Exercise aim: Below are some records. Say how many of their lines include the string "source", giving only the number.

--- START OF Provided entries ---

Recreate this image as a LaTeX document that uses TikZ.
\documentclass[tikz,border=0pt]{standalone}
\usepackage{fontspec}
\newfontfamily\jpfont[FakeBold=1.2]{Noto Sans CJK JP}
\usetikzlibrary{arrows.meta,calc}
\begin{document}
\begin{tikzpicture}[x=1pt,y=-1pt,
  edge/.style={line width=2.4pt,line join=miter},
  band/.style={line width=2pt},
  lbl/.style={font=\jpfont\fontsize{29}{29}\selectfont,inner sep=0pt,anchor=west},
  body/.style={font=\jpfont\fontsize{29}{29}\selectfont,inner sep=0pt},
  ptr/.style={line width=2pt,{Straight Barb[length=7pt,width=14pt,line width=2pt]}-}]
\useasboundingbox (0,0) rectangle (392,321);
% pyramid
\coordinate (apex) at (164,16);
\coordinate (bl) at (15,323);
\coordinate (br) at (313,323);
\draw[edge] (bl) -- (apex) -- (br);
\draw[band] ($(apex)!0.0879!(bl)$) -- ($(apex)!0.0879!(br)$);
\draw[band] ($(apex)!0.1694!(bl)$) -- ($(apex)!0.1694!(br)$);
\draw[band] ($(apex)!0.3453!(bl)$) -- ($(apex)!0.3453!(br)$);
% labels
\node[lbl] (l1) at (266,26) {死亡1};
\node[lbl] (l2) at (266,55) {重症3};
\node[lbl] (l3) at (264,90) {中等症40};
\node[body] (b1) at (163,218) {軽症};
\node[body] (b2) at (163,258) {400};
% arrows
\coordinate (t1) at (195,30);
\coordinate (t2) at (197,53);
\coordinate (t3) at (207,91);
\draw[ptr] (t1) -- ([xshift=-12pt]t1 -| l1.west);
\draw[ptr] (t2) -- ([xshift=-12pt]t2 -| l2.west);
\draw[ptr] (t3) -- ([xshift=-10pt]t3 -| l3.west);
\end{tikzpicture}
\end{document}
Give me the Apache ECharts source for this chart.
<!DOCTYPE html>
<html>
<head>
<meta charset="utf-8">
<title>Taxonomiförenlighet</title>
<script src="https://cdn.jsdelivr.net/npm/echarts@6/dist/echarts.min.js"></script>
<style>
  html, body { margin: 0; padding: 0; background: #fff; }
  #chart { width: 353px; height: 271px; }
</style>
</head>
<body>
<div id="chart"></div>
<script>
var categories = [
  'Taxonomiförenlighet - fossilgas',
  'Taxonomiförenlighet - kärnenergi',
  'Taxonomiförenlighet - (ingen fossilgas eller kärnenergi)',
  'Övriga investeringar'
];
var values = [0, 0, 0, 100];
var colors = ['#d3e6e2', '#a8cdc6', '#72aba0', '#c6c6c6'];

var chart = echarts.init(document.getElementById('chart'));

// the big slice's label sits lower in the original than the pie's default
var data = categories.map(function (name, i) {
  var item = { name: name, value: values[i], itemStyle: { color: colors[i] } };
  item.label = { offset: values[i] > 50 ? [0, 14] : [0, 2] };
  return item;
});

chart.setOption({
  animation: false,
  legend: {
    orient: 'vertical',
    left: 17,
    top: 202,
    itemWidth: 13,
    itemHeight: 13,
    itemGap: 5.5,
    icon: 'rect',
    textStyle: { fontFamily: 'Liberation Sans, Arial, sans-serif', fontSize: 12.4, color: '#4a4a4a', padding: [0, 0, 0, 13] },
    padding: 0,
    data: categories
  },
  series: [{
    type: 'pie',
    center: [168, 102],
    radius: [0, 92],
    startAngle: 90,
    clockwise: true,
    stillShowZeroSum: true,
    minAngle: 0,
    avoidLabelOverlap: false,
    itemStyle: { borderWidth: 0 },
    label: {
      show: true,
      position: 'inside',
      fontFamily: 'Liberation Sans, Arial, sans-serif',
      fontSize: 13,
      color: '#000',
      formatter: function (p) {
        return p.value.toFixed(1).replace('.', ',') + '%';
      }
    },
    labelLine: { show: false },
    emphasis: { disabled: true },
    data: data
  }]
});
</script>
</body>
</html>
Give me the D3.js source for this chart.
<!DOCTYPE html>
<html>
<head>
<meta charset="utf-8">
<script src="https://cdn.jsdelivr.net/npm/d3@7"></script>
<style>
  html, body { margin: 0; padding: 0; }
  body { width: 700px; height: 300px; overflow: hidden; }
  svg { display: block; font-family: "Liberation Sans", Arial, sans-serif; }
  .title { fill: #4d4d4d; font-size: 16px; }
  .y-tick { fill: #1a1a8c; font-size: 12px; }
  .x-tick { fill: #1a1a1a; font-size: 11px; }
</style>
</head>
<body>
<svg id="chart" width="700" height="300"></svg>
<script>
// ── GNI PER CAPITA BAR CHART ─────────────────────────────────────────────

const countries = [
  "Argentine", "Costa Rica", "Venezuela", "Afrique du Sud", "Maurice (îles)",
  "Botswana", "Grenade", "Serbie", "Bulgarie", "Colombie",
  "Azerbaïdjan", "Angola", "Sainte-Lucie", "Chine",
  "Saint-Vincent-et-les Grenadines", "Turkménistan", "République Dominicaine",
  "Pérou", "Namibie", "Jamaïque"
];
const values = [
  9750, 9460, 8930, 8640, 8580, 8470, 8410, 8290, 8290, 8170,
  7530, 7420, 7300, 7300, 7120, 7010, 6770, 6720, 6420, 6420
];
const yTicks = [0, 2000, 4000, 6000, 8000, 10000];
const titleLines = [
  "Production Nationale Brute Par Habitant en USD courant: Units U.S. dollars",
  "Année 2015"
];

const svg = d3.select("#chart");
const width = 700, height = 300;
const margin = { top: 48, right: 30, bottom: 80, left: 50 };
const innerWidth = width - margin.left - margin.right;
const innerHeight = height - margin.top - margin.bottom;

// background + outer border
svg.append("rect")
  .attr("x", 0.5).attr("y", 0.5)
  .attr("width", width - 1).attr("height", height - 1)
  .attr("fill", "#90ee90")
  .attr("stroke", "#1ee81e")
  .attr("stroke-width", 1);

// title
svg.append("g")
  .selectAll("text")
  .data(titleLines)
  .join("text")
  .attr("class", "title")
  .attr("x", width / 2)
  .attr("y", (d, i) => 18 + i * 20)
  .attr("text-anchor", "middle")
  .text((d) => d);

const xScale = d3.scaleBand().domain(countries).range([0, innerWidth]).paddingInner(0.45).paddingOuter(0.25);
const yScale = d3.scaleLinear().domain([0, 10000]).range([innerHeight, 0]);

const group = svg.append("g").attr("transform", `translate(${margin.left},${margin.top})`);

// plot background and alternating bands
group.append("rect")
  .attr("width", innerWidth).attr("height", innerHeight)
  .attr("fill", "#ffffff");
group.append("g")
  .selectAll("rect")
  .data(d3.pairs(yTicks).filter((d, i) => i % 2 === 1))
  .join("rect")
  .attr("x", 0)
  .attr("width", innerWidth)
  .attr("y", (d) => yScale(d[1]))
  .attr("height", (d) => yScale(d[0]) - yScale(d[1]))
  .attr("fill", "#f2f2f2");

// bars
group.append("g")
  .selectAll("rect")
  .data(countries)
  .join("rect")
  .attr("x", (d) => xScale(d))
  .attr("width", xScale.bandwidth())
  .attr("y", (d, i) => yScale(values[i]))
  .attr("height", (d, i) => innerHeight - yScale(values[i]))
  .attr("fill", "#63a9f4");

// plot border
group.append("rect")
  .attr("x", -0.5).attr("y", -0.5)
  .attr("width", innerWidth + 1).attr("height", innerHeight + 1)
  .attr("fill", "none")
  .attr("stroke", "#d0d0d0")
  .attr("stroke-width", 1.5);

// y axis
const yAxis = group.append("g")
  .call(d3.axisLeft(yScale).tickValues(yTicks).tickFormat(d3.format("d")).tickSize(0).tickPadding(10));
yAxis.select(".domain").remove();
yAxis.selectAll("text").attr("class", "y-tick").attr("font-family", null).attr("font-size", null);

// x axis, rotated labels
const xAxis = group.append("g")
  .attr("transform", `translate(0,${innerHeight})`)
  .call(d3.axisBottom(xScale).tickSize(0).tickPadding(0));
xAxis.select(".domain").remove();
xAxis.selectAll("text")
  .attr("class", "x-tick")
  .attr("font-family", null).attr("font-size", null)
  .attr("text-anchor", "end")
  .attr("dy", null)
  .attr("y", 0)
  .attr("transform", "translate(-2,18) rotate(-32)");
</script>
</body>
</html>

--- END OF Provided entries ---

Problem solution: 2